As respostas do último quesito do questionário aplicado aos nativos podem vir a ratificar esse posicionamento. Pediu-se que fossem apontadas três características do município que deveriam representar o município na internet. Centros históricos, a natureza, incluindo as áreas de preservação da Mata Atlântica , os empreendimentos, as festividades e a culinária foram os aspectos mais citados. Contudo, outros fatores foram enunciados como importantes, entre eles, a descrição do perfil dos visitantes, os eventos, cursos de especialização, o comércio local, a oferta de emprego, a arte popular, o folclore do município bem como a historia do povo local, enfatizando a vida dos antigos morados.
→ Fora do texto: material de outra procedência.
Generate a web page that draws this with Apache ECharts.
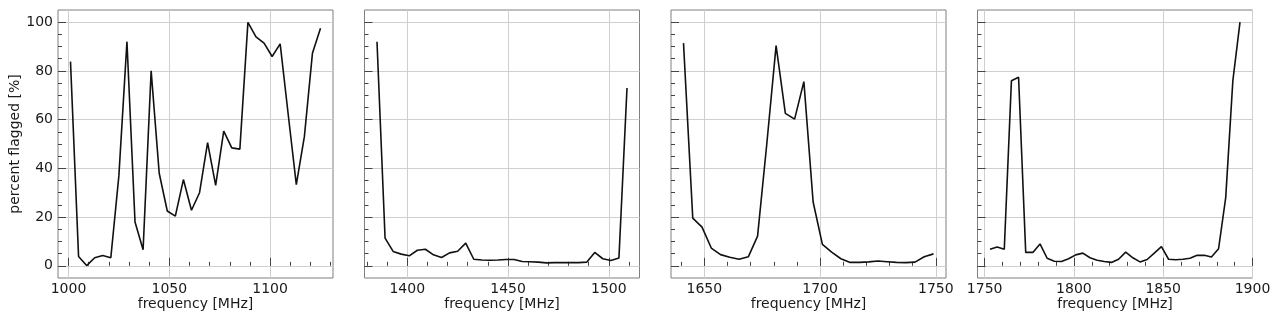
<!DOCTYPE html>
<html>
<head>
<meta charset="utf-8">
<script src="https://cdn.jsdelivr.net/npm/echarts@6/dist/echarts.min.js"></script>
<style>
html,body{margin:0;padding:0;background:#fff;}
#chart{width:1280px;height:323px;}
</style>
</head>
<body>
<div id="chart"></div>
<script>
// ---- data ----
const freq1 = [1001,1005,1009,1013,1017,1021,1025,1029,1033,1037,1041,1045,1049,1053,1057,1061,1065,1069,1073,1077,1081,1085,1089,1093,1097,1101,1105,1109,1113,1117,1121,1125];
const flag1 = [83.8,3.8,0.1,3.3,4.2,3.3,37,92,18,6.6,80,38,22.5,20.4,35.4,22.8,30,50.6,33,55.3,48.4,47.9,99.9,94,91.4,85.9,91.1,62,33.3,53,87.2,97.5];

const freq2 = [1385,1389,1393,1397,1401,1405,1409,1413,1417,1421,1425,1429,1433,1437,1441,1445,1449,1453,1457,1461,1465,1469,1473,1477,1481,1485,1489,1493,1497,1501,1505,1509];
const flag2 = [92,11.4,5.9,4.8,4.1,6.4,6.8,4.5,3.4,5.3,6.0,9.3,2.7,2.4,2.3,2.4,2.6,2.6,1.8,1.7,1.5,1.2,1.3,1.3,1.3,1.3,1.5,5.5,2.9,2.2,3.2,73];

const freq3 = [1641,1645,1649,1653,1657,1661,1665,1669,1673,1677,1681,1685,1689,1693,1697,1701,1705,1709,1713,1717,1721,1725,1729,1733,1737,1741,1745,1749];
const flag3 = [91.4,19.6,15.9,7.3,4.6,3.5,2.7,3.7,12.2,50.2,90.4,62.6,60.2,75.6,26.2,8.8,5.6,2.9,1.4,1.4,1.6,2.0,1.7,1.4,1.3,1.5,3.7,4.9];

const freq4 = [1753,1757,1761,1765,1769,1773,1777,1781,1785,1789,1793,1797,1801,1805,1809,1813,1817,1821,1825,1829,1833,1837,1841,1845,1849,1853,1857,1861,1865,1869,1873,1877,1881,1885,1889,1893];
const flag4 = [6.8,7.7,6.8,76,77.4,5.5,5.5,9.0,3.1,1.9,1.8,2.9,4.5,5.2,3.3,2.3,1.8,1.4,2.7,5.6,3.3,1.6,2.6,5.2,7.9,2.7,2.5,2.7,3.1,4.3,4.3,3.6,7.0,28,76,100];

// ---- ticks ----
const yTicks = [0,20,40,60,80,100];
const yMinorTicks = [0,5,10,15,20,25,30,35,40,45,50,55,60,65,70,75,80,85,90,95,100];
const xTicks1 = [1000,1050,1100];
const xMinor1 = [1000,1010,1020,1030,1040,1050,1060,1070,1080,1090,1100,1110,1120,1130];
const xTicks2 = [1400,1450,1500];
const xMinor2 = [1380,1390,1400,1410,1420,1430,1440,1450,1460,1470,1480,1490,1500,1510];
const xTicks3 = [1650,1700,1750];
const xMinor3 = [1640,1650,1660,1670,1680,1690,1700,1710,1720,1730,1740,1750];
const xTicks4 = [1750,1800,1850,1900];
const xMinor4 = [1750,1760,1770,1780,1790,1800,1810,1820,1830,1840,1850,1860,1870,1880,1890,1900];

const xRanges = [[994.8,1131.2],[1378.8,1515.2],[1635.6,1754.4],[1746,1900]];
const yRange = [-5,105];

const xTitle = 'frequency [MHz]';
const yTitle = 'percent flagged [%]';

// ---- layout ----
const panels = [
  {freq: freq1, flag: flag1, ticks: xTicks1, minor: xMinor1, left: 58},
  {freq: freq2, flag: flag2, ticks: xTicks2, minor: xMinor2, left: 364.5},
  {freq: freq3, flag: flag3, ticks: xTicks3, minor: xMinor3, left: 671},
  {freq: freq4, flag: flag4, ticks: xTicks4, minor: xMinor4, left: 977.5}
];
const FONT = 'DejaVu Sans';
const TXT = '#1a1a1a';
const plain = v => String(Math.round(v));

const grid = [], xAxis = [], yAxis = [], series = [];
panels.forEach((p, i) => {
  grid.push({left: p.left, top: 10, width: 275, height: 268, show: true,
    borderColor: '#7f7f7f', borderWidth: 1, backgroundColor: 'transparent'});
  // major x axis
  xAxis.push({
    type: 'value', gridIndex: i, min: xRanges[i][0], max: xRanges[i][1],
    position: 'bottom',
    name: xTitle, nameLocation: 'middle', nameGap: 19, nameMoveOverlap: false,
    nameTextStyle: {fontFamily: FONT, fontSize: 14, color: TXT},
    axisLine: {show: false},
    axisTick: {show: true, inside: true, length: 8, customValues: p.ticks,
      lineStyle: {color: '#444', width: 1}},
    axisLabel: {show: true, customValues: p.ticks, margin: 4, fontFamily: FONT, fontSize: 14, color: TXT,
      formatter: plain, showMinLabel: true, showMaxLabel: true},
    splitLine: {show: true, lineStyle: {color: '#cfcfcf', width: 1}}
  });
  // minor x axis
  xAxis.push({
    type: 'value', gridIndex: i, min: xRanges[i][0], max: xRanges[i][1],
    position: 'bottom',
    axisLine: {show: false},
    axisTick: {show: true, inside: true, length: 4, customValues: p.minor,
      lineStyle: {color: '#444', width: 1}},
    axisLabel: {show: false},
    splitLine: {show: false}
  });
  // major y axis
  yAxis.push({
    type: 'value', gridIndex: i, min: yRange[0], max: yRange[1],
    position: 'left',
    name: i === 0 ? yTitle : '', nameLocation: 'middle', nameGap: 34,
    nameTextStyle: {fontFamily: FONT, fontSize: 14, color: TXT},
    axisLine: {show: false},
    axisTick: {show: true, inside: true, length: 8, customValues: yTicks,
      lineStyle: {color: '#444', width: 1}},
    axisLabel: {show: i === 0, customValues: yTicks, margin: 5, fontFamily: FONT, fontSize: 14, color: TXT,
      formatter: plain},
    splitLine: {show: true, lineStyle: {color: '#cfcfcf', width: 1}}
  });
  // minor y axis
  yAxis.push({
    type: 'value', gridIndex: i, min: yRange[0], max: yRange[1],
    position: 'left', offset: 0,
    axisLine: {show: false},
    axisTick: {show: true, inside: true, length: 4, customValues: yMinorTicks,
      lineStyle: {color: '#444', width: 1}},
    axisLabel: {show: false},
    splitLine: {show: false}
  });
  series.push({
    type: 'line', xAxisIndex: 2 * i, yAxisIndex: 2 * i,
    data: p.freq.map((f, k) => [f, p.flag[k]]),
    showSymbol: false, symbol: 'none',
    lineStyle: {color: '#111', width: 1.6},
    animation: false
  });
});

const chart = echarts.init(document.getElementById('chart'), null, {renderer: 'canvas'});
chart.setOption({
  animation: false,
  backgroundColor: '#ffffff',
  textStyle: {fontFamily: FONT},
  grid, xAxis, yAxis, series
});
</script>
</body>
</html>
Também foi sugerida uma interconexão do município com toda a Costa do Descobrimento.
Com essa perspectiva de associação e interconexão social é que será edificada, no próximo tópico, uma abordagem sobre o modelo de cidade digital adequado para a representação do município de Porto Seguro no ciberespaço, na tentativa de contemplar a sua dinâmica. Entretanto, o enfoque principal da discussão que se segue é traçar um plano em que se possa cogitar uma prática de democracia junto às decisões referentes aos destinos do município, de modo a evidenciar não apenas os interesses dos segmentos com relação ao turismo, mas realmente de se propor um processo de inclusão digital, na qual possa-se oportunizar uma educação intercultural em que o multiculturalismo e os hibridismos culturais contribuam para alterações efetivas, reduzindo as diferenças sócio-econômicas e os conflitos étnicos locais. Desse modo, espera-se que a internet possa constituir-se, de fato, como um ‘vulcão da liberdade’, confirmando, assim, a metáfora do texto usado como epígrafe.